Your job is to study the effect of various architectural features on the performance of the Susan application running under the SimpleScalar simulator:

Use sim-outorder's ``-ruu:size'' flag to vary the RUU size between 2 and 256 (only powers of two are valid). Plot a graph showing your results. Explain what you see. (see ``Tools and Tips'' below for how to automate this).
Examine the other sim-outorder parameters which determine the CPU's instruction issue rate (leave the cache and memory system parameters unchanged). Where is the bottleneck (when running Susan) in the default simulated architecture? Justify your answer.
What is the maximum number of instructions per cycle that can be achieved on this benchmark, assuming the cache and memory system is kept the same? Explore the benefits of increasing the RUU, Load-Store Queue, the number of arithmetic units and memory ports.

Write your results up in a short report (less than four pages including graphs and discussion).

Tools and tips

Use the fastest machine you can find. On a 3GHz Pentium 4 each simulation run (for problem size 1) takes less than 1.5 minutes. Use the ``top'' command to make sure you're not sharing it.

The most important output from the simulator is ``sim_cycle'' - the total number of cycles to complete the run. It's often also useful to look at ``sim_IPC'', the instructions per cycle - provided you always execute the same number of instructions. The time taken to perform the simulation ``sim_elapsed_time'' simply tells you how the simulator took.

Other outputs from the simulator can be helpful in guiding your search - eg ``ruu_full'', the proportion of cycles when the RUU is full.

Scripting the experiments

To do this you need to write a shell script. You might find the following Bash script useful:

#!/bin/sh -f
for ((x=2; x <= 128 ; x *= 2))
do
  echo -n "ruu-size" $x " "
  /homes/phjk/simplesim-3.0/sim-outorder -ruu:size $x \
     ./susan.ss Ins/input_large.pgm -e \
     2>&1 >/dev/null | grep sim_IPC
done

The output is delivered to the file ``results''. You can find this script in

scripts/vary_ruu

Plotting a graph

Try using the gnuplot program. Run the script above, and save the output in a file ``table''. Type ``gnuplot''. Then, at its prompt type:

set logscale x 2
plot [][] 'table' using 1:4 with linespoints

To save the plot as a postscript file, try:

set term postscript eps
set output "psfile.ps"
plot [][] 'table' using 1:4 with linespoints

Try ``help postscript'', ``help plot'' etc for further details.

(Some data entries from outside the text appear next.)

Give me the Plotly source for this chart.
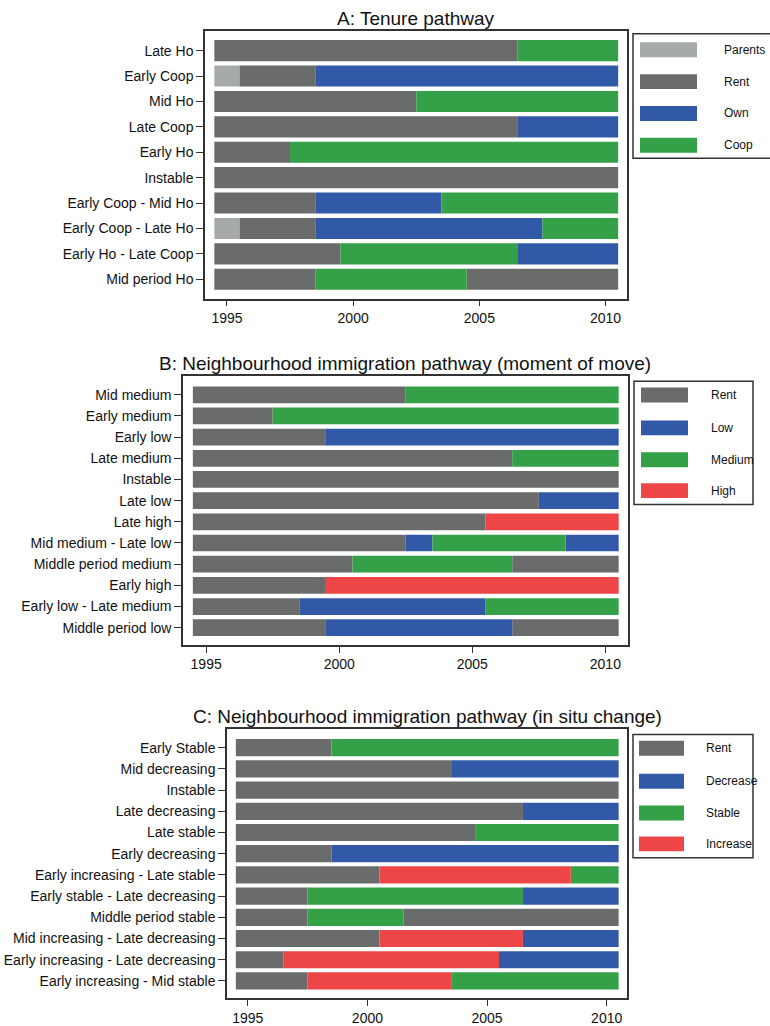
import plotly.graph_objects as go

W, H = 770, 1026
FONT = "Liberation Sans, Arial, sans-serif"

tick_years = [1995, 2000, 2005, 2010]

# ---- A: tenure pathway -------------------------------------------------
tenure_paths = [
    "Late Ho", "Early Coop", "Mid Ho", "Late Coop", "Early Ho", "Instable",
    "Early Coop - Mid Ho", "Early Coop - Late Ho", "Early Ho - Late Coop",
    "Mid period Ho",
]
tenure_states = ["Parents", "Rent", "Own", "Coop"]
tenure_colors = ["#a7aaaa", "#6a6c6c", "#3159a8", "#34a048"]
# spells: (state, first year, last year)
tenure_spells = [
    [("Rent", 1995, 2006), ("Coop", 2007, 2010)],
    [("Parents", 1995, 1995), ("Rent", 1996, 1998), ("Own", 1999, 2010)],
    [("Rent", 1995, 2002), ("Coop", 2003, 2010)],
    [("Rent", 1995, 2006), ("Own", 2007, 2010)],
    [("Rent", 1995, 1997), ("Coop", 1998, 2010)],
    [("Rent", 1995, 2010)],
    [("Rent", 1995, 1998), ("Own", 1999, 2003), ("Coop", 2004, 2010)],
    [("Parents", 1995, 1995), ("Rent", 1996, 1998), ("Own", 1999, 2007), ("Coop", 2008, 2010)],
    [("Rent", 1995, 1999), ("Coop", 2000, 2006), ("Own", 2007, 2010)],
    [("Rent", 1995, 1998), ("Coop", 1999, 2004), ("Rent", 2005, 2010)],
]

# ---- B: neighbourhood immigration (moment of move) ----------------------
move_paths = [
    "Mid medium", "Early medium", "Early low", "Late medium", "Instable",
    "Late low", "Late high", "Mid medium - Late low", "Middle period medium",
    "Early high", "Early low - Late medium", "Middle period low",
]
move_states = ["Rent", "Low", "Medium", "High"]
move_colors = ["#6a6c6c", "#3159a8", "#34a048", "#ee4646"]
move_spells = [
    [("Rent", 1995, 2002), ("Medium", 2003, 2010)],
    [("Rent", 1995, 1997), ("Medium", 1998, 2010)],
    [("Rent", 1995, 1999), ("Low", 2000, 2010)],
    [("Rent", 1995, 2006), ("Medium", 2007, 2010)],
    [("Rent", 1995, 2010)],
    [("Rent", 1995, 2007), ("Low", 2008, 2010)],
    [("Rent", 1995, 2005), ("High", 2006, 2010)],
    [("Rent", 1995, 2002), ("Low", 2003, 2003), ("Medium", 2004, 2008), ("Low", 2009, 2010)],
    [("Rent", 1995, 2000), ("Medium", 2001, 2006), ("Rent", 2007, 2010)],
    [("Rent", 1995, 1999), ("High", 2000, 2010)],
    [("Rent", 1995, 1998), ("Low", 1999, 2005), ("Medium", 2006, 2010)],
    [("Rent", 1995, 1999), ("Low", 2000, 2006), ("Rent", 2007, 2010)],
]

# ---- C: neighbourhood immigration (in situ change) ----------------------
situ_paths = [
    "Early Stable", "Mid decreasing", "Instable", "Late decreasing",
    "Late stable", "Early decreasing", "Early increasing - Late stable",
    "Early stable - Late decreasing", "Middle period stable",
    "Mid increasing - Late decreasing", "Early increasing - Late decreasing",
    "Early increasing - Mid stable",
]
situ_states = ["Rent", "Decrease", "Stable", "Increase"]
situ_colors = ["#6a6c6c", "#3159a8", "#34a048", "#ee4646"]
situ_spells = [
    [("Rent", 1995, 1998), ("Stable", 1999, 2010)],
    [("Rent", 1995, 2003), ("Decrease", 2004, 2010)],
    [("Rent", 1995, 2010)],
    [("Rent", 1995, 2006), ("Decrease", 2007, 2010)],
    [("Rent", 1995, 2004), ("Stable", 2005, 2010)],
    [("Rent", 1995, 1998), ("Decrease", 1999, 2010)],
    [("Rent", 1995, 2000), ("Increase", 2001, 2008), ("Stable", 2009, 2010)],
    [("Rent", 1995, 1997), ("Stable", 1998, 2006), ("Decrease", 2007, 2010)],
    [("Rent", 1995, 1997), ("Stable", 1998, 2001), ("Rent", 2002, 2010)],
    [("Rent", 1995, 2000), ("Increase", 2001, 2006), ("Decrease", 2007, 2010)],
    [("Rent", 1995, 1996), ("Increase", 1997, 2005), ("Decrease", 2006, 2010)],
    [("Rent", 1995, 1997), ("Increase", 1998, 2003), ("Stable", 2004, 2010)],
]

# layout of each panel in pixels: plot frame, title, legend box
panels = [
    dict(title="A: Tenure pathway", paths=tenure_paths, states=tenure_states,
         colors=tenure_colors, spells=tenure_spells,
         frame=(205, 31, 627, 300), yrange=(9.76, -0.78), bar=0.83,
         title_xy=(416, 19),
         legend=dict(box=(633, 34, 790, 159), sw=(640, 697), text_x=722,
                     rows=[50, 82, 114, 146], sh=15)),
    dict(title="B: Neighbourhood immigration pathway (moment of move)",
         paths=move_paths, states=move_states, colors=move_colors,
         spells=move_spells,
         frame=(183, 378, 628, 648), yrange=(11.81, -0.88), bar=0.79,
         title_xy=(405, 365),
         legend=dict(box=(634, 383, 753, 507), sw=(641, 688), text_x=709,
                     rows=[397, 430, 462, 493], sh=15)),
    dict(title="C: Neighbourhood immigration pathway (in situ change)",
         paths=situ_paths, states=situ_states, colors=situ_colors,
         spells=situ_spells,
         frame=(227, 733, 627, 1003), yrange=(11.81, -0.86), bar=0.81,
         title_xy=(427, 720),
         legend=dict(box=(633, 738, 753, 862), sw=(639, 684), text_x=704,
                     rows=[752, 785, 817, 848], sh=15)),
]


def px(x):
    return x / W


def py(y):
    return 1 - y / H


fig = go.Figure()
shapes, annotations = [], []
layout_axes = {}

for k, p in enumerate(panels):
    sfx = "" if k == 0 else str(k + 1)
    for state, color in zip(p["states"], p["colors"]):
        ys, xs, bases = [], [], []
        for i, spells in enumerate(p["spells"]):
            for s, first, last in spells:
                if s == state:
                    ys.append(i)
                    bases.append(first - 0.5)
                    xs.append(last - first + 1)
        if not ys:
            continue
        fig.add_trace(go.Bar(
            orientation="h", y=ys, x=xs, base=bases, width=p["bar"],
            marker=dict(color=color, line=dict(width=0)),
            name=state, showlegend=False,
            xaxis="x" + sfx, yaxis="y" + sfx,
        ))

    x0, y0, x1, y1 = p["frame"]
    axis_style = dict(
        showline=True, mirror=True, linecolor="#333333", linewidth=1.5,
        ticks="outside", tickcolor="#333333", tickwidth=1.2,
        showgrid=False, zeroline=False, fixedrange=True,
        tickfont=dict(family=FONT, size=14, color="#111111"),
    )
    layout_axes["xaxis" + sfx] = dict(
        axis_style, domain=[px(x0), px(x1)], range=[1994.13, 2010.85],
        tickvals=tick_years, ticktext=[str(t) for t in tick_years],
        ticklen=6, anchor="y" + sfx,
    )
    layout_axes["yaxis" + sfx] = dict(
        axis_style, domain=[py(y1), py(y0)], range=list(p["yrange"]),
        tickvals=list(range(len(p["paths"]))), ticktext=p["paths"],
        ticklen=7, anchor="x" + sfx,
    )

    tx, ty = p["title_xy"]
    annotations.append(dict(
        text=p["title"], x=px(tx), y=py(ty), xref="paper", yref="paper",
        xanchor="center", yanchor="middle", showarrow=False,
        font=dict(family=FONT, size=19, color="#111111"),
    ))

    lg = p["legend"]
    bx0, by0, bx1, by1 = lg["box"]
    shapes.append(dict(
        type="rect", xref="paper", yref="paper",
        x0=px(bx0), x1=px(bx1), y0=py(by1), y1=py(by0),
        line=dict(color="#333333", width=1.5), fillcolor="white", layer="above",
    ))
    for state, color, ry in zip(p["states"], p["colors"], lg["rows"]):
        shapes.append(dict(
            type="rect", xref="paper", yref="paper",
            x0=px(lg["sw"][0]), x1=px(lg["sw"][1]),
            y0=py(ry + lg["sh"] / 2), y1=py(ry - lg["sh"] / 2),
            line=dict(width=0), fillcolor=color, layer="above",
        ))
        annotations.append(dict(
            text=state, x=px(lg["text_x"]), y=py(ry), xref="paper",
            yref="paper", xanchor="left", yanchor="middle", showarrow=False,
            font=dict(family=FONT, size=12, color="#111111"),
        ))

fig.update_layout(
    width=W, height=H, autosize=False,
    margin=dict(l=0, r=0, t=0, b=0),
    paper_bgcolor="white", plot_bgcolor="white",
    barmode="overlay", showlegend=False,
    shapes=shapes, annotations=annotations,
    font=dict(family=FONT, size=14, color="#111111"),
    **layout_axes,
)

fig.write_html("out.html")
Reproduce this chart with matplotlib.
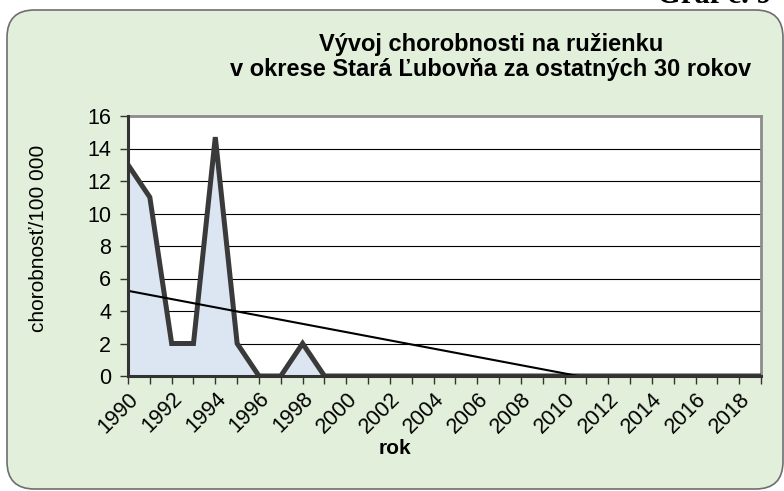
import numpy as np
import matplotlib
matplotlib.use("Agg")
import matplotlib.pyplot as plt
from matplotlib.patches import FancyBboxPatch

years = list(range(1990, 2020))
values = [13, 11, 2, 2, 14.7, 2, 0, 0, 2, 0,
          0, 0, 0, 0, 0, 0, 0, 0, 0, 0,
          0, 0, 0, 0, 0, 0, 0, 0, 0, 0]
title = "Vývoj chorobnosti na ružienku\nv okrese Stará Ľubovňa za ostatných 30 rokov"
ylabel = "chorobnosť/100 000"
xlabel = "rok"

plt.rcParams['font.family'] = ['Liberation Sans', 'DejaVu Sans']

W, H = 784, 491
fig = plt.figure(figsize=(W / 100, H / 100), dpi=100)
fig.patch.set_facecolor('white')

box = FancyBboxPatch((7 / W, 2 / H), (776 / W), (479 / H),
                     boxstyle="round,pad=0,rounding_size=0.035",
                     transform=fig.transFigure, facecolor='#e2efda',
                     edgecolor='#6e6e6e', linewidth=1.2, mutation_aspect=W / H,
                     zorder=-10)
fig.patches.append(box)

fig.text(0.985, 1 - 3 / H, "Graf č. 9", ha='right', va='baseline',
         fontsize=22, fontweight='bold', family='Liberation Serif')

ax = fig.add_axes([128 / W, 1 - 376 / H, (761 - 128) / W, (376 - 116) / H])
ax.set_facecolor('white')

x = np.array(years, dtype=float)
y = np.array(values, dtype=float)
ax.fill_between(x, y, 0, color='#dce6f2', zorder=1)
ax.plot(x, y, color='#3a3a3a', lw=3.6, solid_joinstyle='miter', zorder=3)

coef = np.polyfit(x - x[0], y, 1)
trend = np.polyval(coef, x - x[0])
ax.plot(x, trend, color='black', lw=1.5, zorder=4)

ax.set_xlim(years[0], years[-1])
ax.set_ylim(0, 16)
ax.set_yticks(range(0, 17, 2))
ax.grid(axis='y', color='black', lw=0.8, zorder=0)
ax.set_axisbelow(True)

ax.set_xticks(years)
ax.set_xticklabels([str(yy) if (yy - 1990) % 2 == 0 else '' for yy in years],
                   rotation=45, ha='right', va='top', rotation_mode='anchor',
                   fontsize=15.5)
ax.tick_params(axis='x', length=6, width=1, color='#333333', pad=3)
ax.tick_params(axis='y', length=6, width=1, color='#333333', labelsize=15.5, pad=6)

for s in ['left', 'bottom']:
    ax.spines[s].set_color('#333333')
    ax.spines[s].set_linewidth(2.2)
    ax.spines[s].set_zorder(5)
for s in ['top', 'right']:
    ax.spines[s].set_color('#8c8c8c')
    ax.spines[s].set_linewidth(2)

ax.set_ylabel(ylabel, fontsize=15)
ax.yaxis.set_label_coords(-80 / 633, 0.53)
fig.text(395 / W, 1 - 448 / H, xlabel, ha='center', va='center',
         fontsize=15, fontweight='bold')

fig.text(491 / W, 1 - 57 / H, title, ha='center', va='center',
         fontsize=17, fontweight='bold', linespacing=1.1)

fig.savefig("out.png", dpi=100, facecolor=fig.get_facecolor())
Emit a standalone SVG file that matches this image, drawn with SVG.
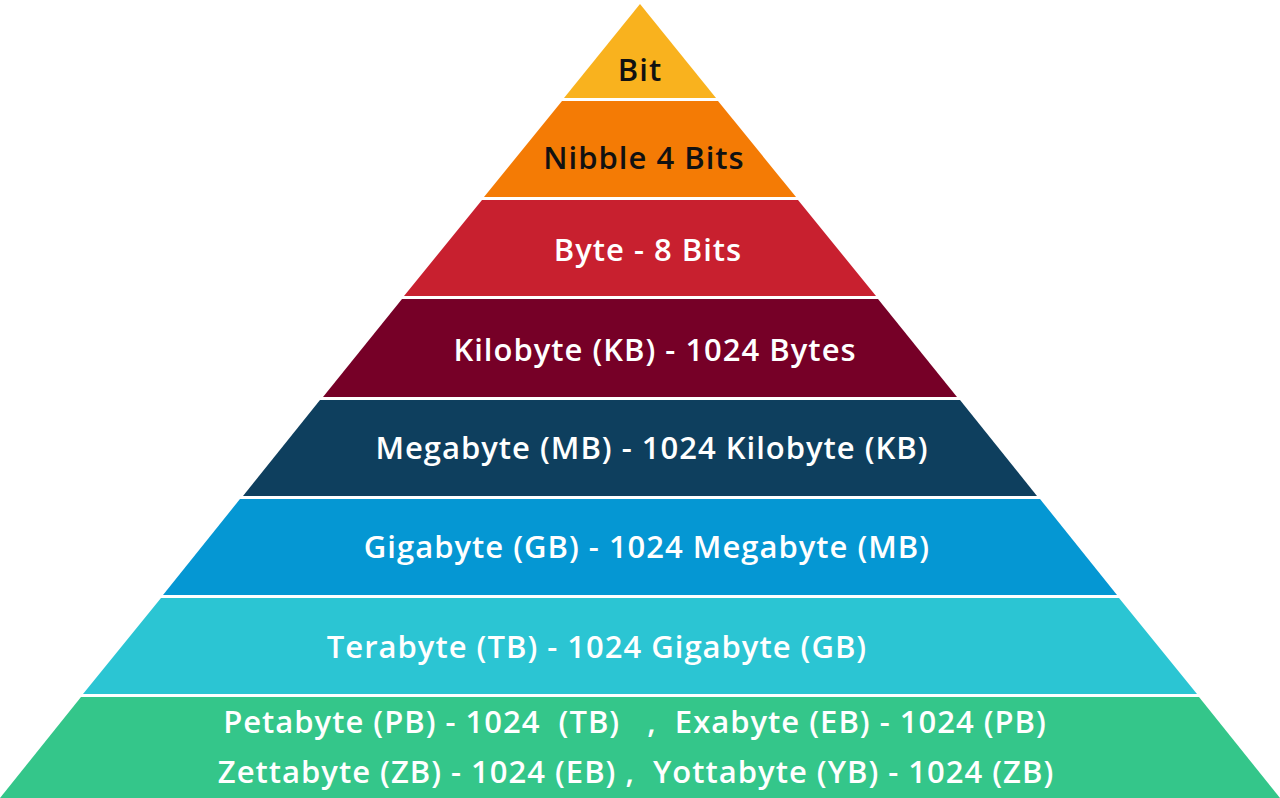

Examining the assembler code

Compile the application using the ``-S'' flag.

~phjk/simplescalar/bin/gcc -O3 -S susan.c

The assembler code generated by the compiler is delivered in ``susan.s''.

Experimenting with compiler options

The compiler accepts many parameters to control optimisation. Try ``man gcc'' to read about them¹. For example, ``-funroll-loops'' encourages the compiler to unroll loops:

~phjk/simplescalar/bin/gcc -O3 -funroll-loops susan.c

Does this improve the performance of the simulated machine? What happens to the IPC?

Paul Kelly, Imperial College London, 2005

Footnotes

... them ¹: Actually, this describes the gcc installed on our Linux systems, which is a more recent version. Many of the flags are the same as the somewhat older compiler we're using for SimpleScalar.